Louquética

Incontinência verbal

domingo, 22 de dezembro de 2019

Opinião (mal) formada


Dizem que há formadores de opinião e, claro, há. Eles não são apenas as celebridades do mundo televisivo, da intelectualidade letrada e dos que se intitulam digital influencer, mas os professores, os líderes espirituais e as diversas personalidades públicas de que se tem conhecimento. Como professora, fico com o pé atrás. Dentre os tais, a gente pode muito pouco. Mas, enfim, vamos ao pomo da discórdia mais diretamente: que sociedade fraca é esta, que não consegue formar uma opinião independente, particular?
Sei que somos expostos a mil influências (os digital influencers perceberam isso e se auto-intitularam formadores de opinião), que não somos ninguém sem nossas citações, sem a bagagem de leituras e o repertório cultural construído ao longo do tempo, mas, vamos admitir: não é difícil influenciar gente preguiçosa mentalmente, gente vulnerável psicologicamente e gente de personalidade fraca. Qualquer idiota que diga qualquer idiotice – as fake news confirma o que eu digo, porque as pessoas nem sequer param para pensar se a informação faz sentido, as lendas urbanas, reafirmam isso também – seja ouvir disco ao contrário para perceber a voz do Demônio, seja mil misérias de imbecilidades que vão de questionamentos à ciência, até aos que ainda acham que comer manga com leite é fatal. Temos uma sociedade fraca do juízo. Isso facilita para quem quer dominar.
E são muitos os ídolos imbecis.
É cada idiota de poucos neurônios que vão virando ídolos, exemplos, referências!
Nas universidades, o orientando é induzido a ser um reprodutor do pensamento do orientador, que, por seu turno, estimula ainda mais a inércia mental, a dependência do aluno, de modo que o infeliz sai da universidade como um seguidor do guru-professor-orientador. Nas brigas internas, confundem-se ambos como se fossem um só. A depender do orientador, esse seu aprendiz se tornará professor ali na mesma instituição, a fim de perpetuar a si.
O pensamento independente é difícil mesmo: requer autonomia. Gente autônoma é prejudicial à manutenção do status quo e não é à toa a necessidade de pregar para convertidos.
Também já fiz esta confusão, mas é que o coitadinho do orientando dos outros, realmente, não tinha uma ideia própria. Era tamanha a admiração pro sua orientadora, por ele endeusada, mitificada e idolatrada, que ele virou uma reprodução de sua matriz, sem personalidade alguma, sem nenhuma condição de criar nada que não fosse o espelho dela.
Filiação perigosa e ruim.
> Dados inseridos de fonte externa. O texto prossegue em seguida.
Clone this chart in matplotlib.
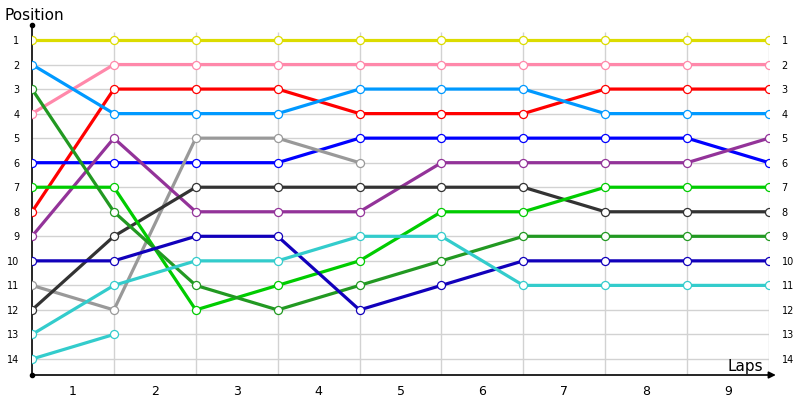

Mas provavelmente é isso: a vida acadêmica se torna extensão da vida familiar – e também neste caso, há orientandos socando-se pelas cozinhas, catando intimidades, em velada chantagem, por saber demais sobre seu mentor.
Laços de dependência que se multiplica por gerações.
Os avulsos, os sem apadrinhamento algum, são desacreditados, mas é neste ponto que quero chegar: certos eventos cobram vínculos institucionais. Há uns anos vi raros inscritos em congressos assim designados: “pesquisador independente”. É muito similar a ser trabalhador autônomo, isto é, você faz tudo, não tem garantias nem segurança, nem um nome de instituição que te dê respaldo, mas você prova que faz pesquisa e textos sem o amparo de uma universidade, o que significa que quem está fora, sem emprego na universidade, sem cargo ou função de estudante, também deve ter seu espaço de produção científica reconhecido.

Isso, sim, é ciência marginal; é formação de opinião independente!